On my farm I have several white oaks that have some sort of what has been described to me as a rust. Some trees have about half the leaves that they should while covered in the rust, and some have all dead leaves- as in brown shriveled and crispy although some of these really bad ones may have a few little sucker limbs at the bottom with a tinge of green. My question is- will these that are worst off come out of it next year? I plan to let the trees stand that still have some green foliage, but those that are completely shriveled and crispy.. I'm thinking about cutting down and selling for timber/firewood. I honestly don't like to cut down any big oak, esp white oak, but these seem to be wasted and gone. I don't want to waste a year or firewood season waiting to see if they come out just to watch them not come back and cut them down when i could have this winter. Also, is it beneficial for me to cut these down to keep from spreading the rust?

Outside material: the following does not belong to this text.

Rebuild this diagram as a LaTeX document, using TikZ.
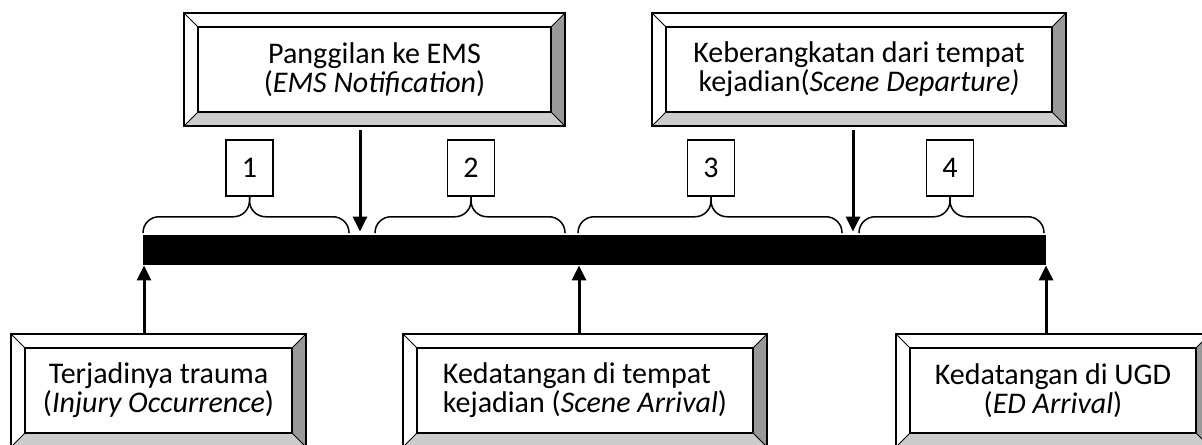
\documentclass[tikz,border=0pt]{standalone}
\usepackage{fontspec}
\setmainfont{Carlito}
\usetikzlibrary{arrows.meta}
\definecolor{bevlight}{gray}{0.80}
\definecolor{bevdark}{gray}{0.60}

\begin{document}
\begin{tikzpicture}[x=0.5pt,y=-0.5pt,
  bevel/.style = {draw, line width=0.75pt, minimum width=#1, minimum height=56.5pt,
    inner sep=0pt, align=center, font=\fontsize{15}{14.5}\selectfont,
    path picture={
      \coordinate (bsw) at (path picture bounding box.south west);
      \coordinate (bse) at (path picture bounding box.south east);
      \coordinate (bnw) at (path picture bounding box.north west);
      \coordinate (bne) at (path picture bounding box.north east);
      \fill[bevdark] (bne) -- (bse) -- ++(-7pt,7pt) -- ([shift={(-7pt,-7pt)}]bne) -- cycle;
      \fill[bevlight] (bsw) -- (bse) -- ++(-7pt,7pt) -- ([shift={(7pt,7pt)}]bsw) -- cycle;
      \draw[line width=0.5pt] (bsw) -- ++(7pt,7pt) (bnw) -- ++(7pt,-7pt)
        (bne) -- ++(-7pt,-7pt) (bse) -- ++(-7pt,7pt);
      \draw[line width=1pt] ([shift={(7pt,7pt)}]bsw) rectangle ([shift={(-7pt,-7pt)}]bne);
    }},
  numbox/.style = {draw, line width=0.75pt, minimum width=23.5pt, minimum height=28pt,
    inner sep=0pt, font=\fontsize{15}{14.5}\selectfont},
  evt/.style = {line width=1.5pt, -{Triangle[width=7pt,length=7.5pt]}},
  tbrace/.style = {line width=0.75pt, rounded corners=8pt}]
\clip (0,0) rectangle (1202,444);

% time line
\node[fill=black, minimum width=451.5pt, minimum height=15pt, inner sep=0pt] (bar) at (594.5,250) {};
\coordinate (e1) at (144,250);
\coordinate (e2) at (360,250);
\coordinate (e3) at (579,250);
\coordinate (e4) at (853,250);
\coordinate (e5) at (1046,250);

% events
\node[bevel=190.5pt] (ems) at (374.5,69.5) {Panggilan ke EMS\\(\textit{EMS Notification})};
\node[bevel=207pt] (dep) at (859,69.5) {Keberangkatan dari tempat\\kejadian(\textit{Scene Departure)}};
\node[bevel=147.5pt] (inj) at (158.5,390.5) {Terjadinya trauma\\(\textit{Injury Occurrence})};
\node[bevel=182pt, align=left] (arr) at (585,390.5) {Kedatangan di tempat\\kejadian (\textit{Scene Arrival})};
\node[bevel=157pt] (ed) at (1053,390.5) {Kedatangan di UGD\\(\textit{ED Arrival})};

\draw[evt, shorten <=1.5pt, shorten >=1.5pt] (ems.south -| e2) -- (bar.north -| e2);
\draw[evt, shorten <=1.5pt, shorten >=1.5pt] (dep.south -| e4) -- (bar.north -| e4);
\draw[evt] (inj.north -| e1) -- (bar.south -| e1);
\draw[evt] (arr.north -| e3) -- (bar.south -| e3);
\draw[evt] (ed.north -| e5) -- (bar.south -| e5);

% intervals
\node[numbox] (n1) at (249.5,168) {1};
\node[numbox] (n2) at (471,168) {2};
\node[numbox] (n3) at (711,168) {3};
\node[numbox] (n4) at (950,168) {4};

\coordinate (b1a) at (143,233);
\coordinate (b1b) at (349,233);
\coordinate (b2a) at (375,233);
\coordinate (b2b) at (565,233);
\coordinate (b3a) at (578,233);
\coordinate (b3b) at (842,233);
\coordinate (b4a) at (859,233);
\coordinate (b4b) at (1044,233);

\draw[tbrace] (n1.south) -- ++(0,20) -| (b1a);
\draw[tbrace] (n1.south) -- ++(0,20) -| (b1b);
\draw[tbrace] (n2.south) -- ++(0,20) -| (b2a);
\draw[tbrace] (n2.south) -- ++(0,20) -| (b2b);
\draw[tbrace] (n3.south) -- ++(0,20) -| (b3a);
\draw[tbrace] (n3.south) -- ++(0,20) -| (b3b);
\draw[tbrace] (n4.south) -- ++(0,20) -| (b4a);
\draw[tbrace] (n4.south) -- ++(0,20) -| (b4b);
\end{tikzpicture}
\end{document}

I read somewhere that a person was cutting down infected trees during the winter to keep it from spreading. The rust is already all over out 200 acre farm, and it seems a handfull have been killed, and about 30% being infected, but some seem to be un touched. I'm just sort of perplexed with the situation and wonder what i should do about it.

note: it has been a particularly dry year but many of these dead trees were located on the edges of water branches so I don't think it was just the dry spell that caused this


----------



## treeseer (Aug 30, 2010)

post pics for help.

i'm in sprigfield il


----------